Life - God’s University (Exodus 2)
Billy Milton - September 4, 2005
Over the next few months we are going to be pre-occupied with a man called Moses. His story starts a few generations or so after the time of Joseph. You’ll remember that Joseph had ascended to the number 2 position in Egypt and as a result of his influence he had arranged for his father Jacob and 11 brothers to move to Egypt to escape the famine in Canaan. As a result of that move, the descendents of Jacob, or the children of Israel as they became known, grew and multiplied greatly (1:6). We are told that a king came to the throne who had no knowledge of Joseph and his exploits but could only see that the Hebrews were beginning to pose a threat to his rule, just through sheer volume of numbers. So he came up with a cruel plan to change that situation.
He decided that every male child born to the Hebrew mothers should be thrown into the Nile and drowned. Girls could live, boys must die. Despots are not a modern invention. However, when Moses’ mum gave birth, this was sometime around 1525BC, she quite naturally set about disobeying this order from the king, at least for a short time. She saw that Moses was a fine child (what mother doesn’t think that their child is a fine child?) so she hid him until he was 3 months old and then it was obviously going to be too difficult to continue hiding him so she came up with another plan – one that smacks a bit of desperation… or perhaps of faith.
She made a lovely little waterproof basket and placed the basket with the baby in it into a clump of bulrushes in the river Nile (just as Pharaoh had ordered?) and then asked her daughter to hang around and see what happened to Moses. Of course the story is well known and it came to pass that the daughter of Pharaoh was bathing in that area (was this a coincidence or did Moses’ mum know something?), she saw the baby and could not resist picking him up and taking him home to the palace where she no doubt was able to twist her daddy around her little finger and was allowed to keep the baby. It wasn’t that unusual for foreigners to be accepted into the Egyptian court. Not only that, Moses big sister, Miriam, runs over and offers to find a nurse for the baby and his own birth mum ends up becoming his nurse. It’s a perfect story and has been told and re-told to generation after generation. Even, as we have already seen, been made into a number of movies. What I find quite remarkable is how once again God places one of his own right at the heart of Egypt’s power base. Q Who was the last one? Yes, Joseph!
So, far from being just any old Hebrew baby, Moses becomes a member of the king’s family and possibly, in the right circumstances, heir to the throne of Egypt. The words of Zechariah are so true here, “’Not by might nor by power, but by my Spirit,’ says the Lord.” (4:6) How long before we learn this truth?
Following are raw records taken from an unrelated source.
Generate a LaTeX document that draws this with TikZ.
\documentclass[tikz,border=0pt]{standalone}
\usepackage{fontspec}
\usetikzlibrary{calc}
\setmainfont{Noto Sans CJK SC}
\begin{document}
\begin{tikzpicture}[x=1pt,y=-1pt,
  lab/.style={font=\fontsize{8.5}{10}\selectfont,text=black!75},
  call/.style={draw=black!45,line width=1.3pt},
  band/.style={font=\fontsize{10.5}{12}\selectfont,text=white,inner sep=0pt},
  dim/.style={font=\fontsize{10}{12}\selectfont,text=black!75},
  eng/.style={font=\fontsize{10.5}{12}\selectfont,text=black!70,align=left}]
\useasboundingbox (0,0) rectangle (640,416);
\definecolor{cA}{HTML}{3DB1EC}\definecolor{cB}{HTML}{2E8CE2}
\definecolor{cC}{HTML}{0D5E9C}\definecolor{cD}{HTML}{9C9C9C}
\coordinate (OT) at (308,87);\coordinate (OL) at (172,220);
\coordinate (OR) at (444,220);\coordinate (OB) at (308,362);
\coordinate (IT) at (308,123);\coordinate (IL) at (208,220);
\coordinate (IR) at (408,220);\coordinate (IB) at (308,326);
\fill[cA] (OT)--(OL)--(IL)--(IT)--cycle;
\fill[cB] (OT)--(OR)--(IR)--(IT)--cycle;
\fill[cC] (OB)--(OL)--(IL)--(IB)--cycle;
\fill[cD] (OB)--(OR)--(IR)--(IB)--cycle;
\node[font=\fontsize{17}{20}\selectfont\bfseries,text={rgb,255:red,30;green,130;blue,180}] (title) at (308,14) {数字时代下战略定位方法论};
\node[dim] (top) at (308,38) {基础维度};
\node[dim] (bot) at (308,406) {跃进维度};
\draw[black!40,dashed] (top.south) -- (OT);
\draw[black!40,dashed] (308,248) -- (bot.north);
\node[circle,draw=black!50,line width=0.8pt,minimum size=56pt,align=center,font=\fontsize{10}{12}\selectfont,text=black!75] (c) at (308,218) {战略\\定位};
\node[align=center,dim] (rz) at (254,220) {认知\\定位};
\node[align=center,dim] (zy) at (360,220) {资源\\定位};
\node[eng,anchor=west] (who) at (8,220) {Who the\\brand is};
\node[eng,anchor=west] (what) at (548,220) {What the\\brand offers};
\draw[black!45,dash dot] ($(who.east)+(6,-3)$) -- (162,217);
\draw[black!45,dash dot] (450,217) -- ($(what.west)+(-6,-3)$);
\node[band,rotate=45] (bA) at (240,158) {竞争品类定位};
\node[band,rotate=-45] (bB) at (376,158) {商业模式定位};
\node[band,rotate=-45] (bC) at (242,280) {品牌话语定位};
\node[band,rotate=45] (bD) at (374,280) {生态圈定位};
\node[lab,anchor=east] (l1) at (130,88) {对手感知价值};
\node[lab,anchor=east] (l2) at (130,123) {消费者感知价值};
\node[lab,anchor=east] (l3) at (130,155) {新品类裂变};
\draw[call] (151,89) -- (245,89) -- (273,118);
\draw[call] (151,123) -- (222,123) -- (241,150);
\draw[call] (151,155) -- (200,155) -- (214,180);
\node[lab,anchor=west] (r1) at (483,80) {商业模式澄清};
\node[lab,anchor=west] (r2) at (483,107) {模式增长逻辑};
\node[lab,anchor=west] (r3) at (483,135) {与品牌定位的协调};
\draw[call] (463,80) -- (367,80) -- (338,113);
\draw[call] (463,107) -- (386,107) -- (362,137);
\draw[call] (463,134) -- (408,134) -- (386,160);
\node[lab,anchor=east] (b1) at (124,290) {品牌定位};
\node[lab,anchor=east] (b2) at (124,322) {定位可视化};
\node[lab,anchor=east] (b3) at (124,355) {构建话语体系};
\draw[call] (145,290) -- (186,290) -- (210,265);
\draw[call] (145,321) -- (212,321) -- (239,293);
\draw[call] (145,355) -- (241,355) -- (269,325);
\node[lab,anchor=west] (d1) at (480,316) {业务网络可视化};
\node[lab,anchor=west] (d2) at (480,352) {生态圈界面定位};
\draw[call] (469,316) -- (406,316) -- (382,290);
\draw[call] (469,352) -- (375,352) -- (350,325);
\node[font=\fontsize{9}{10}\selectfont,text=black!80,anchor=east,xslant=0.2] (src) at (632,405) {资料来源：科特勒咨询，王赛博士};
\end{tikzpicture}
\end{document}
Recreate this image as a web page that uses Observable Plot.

Anyway, at 40 years of age Moses apparently had it all. He would almost certainly have been put through a rigorous training scheme to equip him to lead, fabulous riches at his disposal, the glory of the Royal Court was his. He was set for life, or so it would seem. But one thing got in the way of his carefully planned career path. God laid on his heart a deep concern for his own birth people and their suffering, and all the glitter of worldly advancement lost its attraction. Many people since have discovered a similar emptiness in gold from Egypt.
At any rate, he sees a Hebrew being beaten unjustly by an Egyptian and, after checking that no-one is looking, he intervenes and in so doing kills the Egyptian, digs a shallow grave and stuffs the body into it. Job done, or so he thought. But in one moment of misguided zeal he ruins his life! Do you know folks… that’s all it takes to wreck a life. One moment of madness. One lapse in self-control and its gone. You can build a reputation over many, many years and ruin it in a second. That long, happy marriage – gone in an instant. That carefully nurtured reputation for integrity – gone in a heartbeat. Your Christian testimony – ruined by one careless moment. That’s what happened to Moses because he had made one of the biggest mistakes that a human being can make. Did you spot his mistake?
Look at v12. Picture his looking ‘this way and that’. Where was the one way he didn’t look? Yip – upwards. He made that careless assumption that if no-one could see him then he was okay. Wrong! So very wrong! But, how like Moses are we? Do we ever take the upward look? Or do we make the Moses mistake of limiting our guilty looks to ‘this way and that’? David got it right when his adultery with Bathsheba was exposed. His immediate reaction was an upward look and confession, “Oh God, against you and you only have I sinned.”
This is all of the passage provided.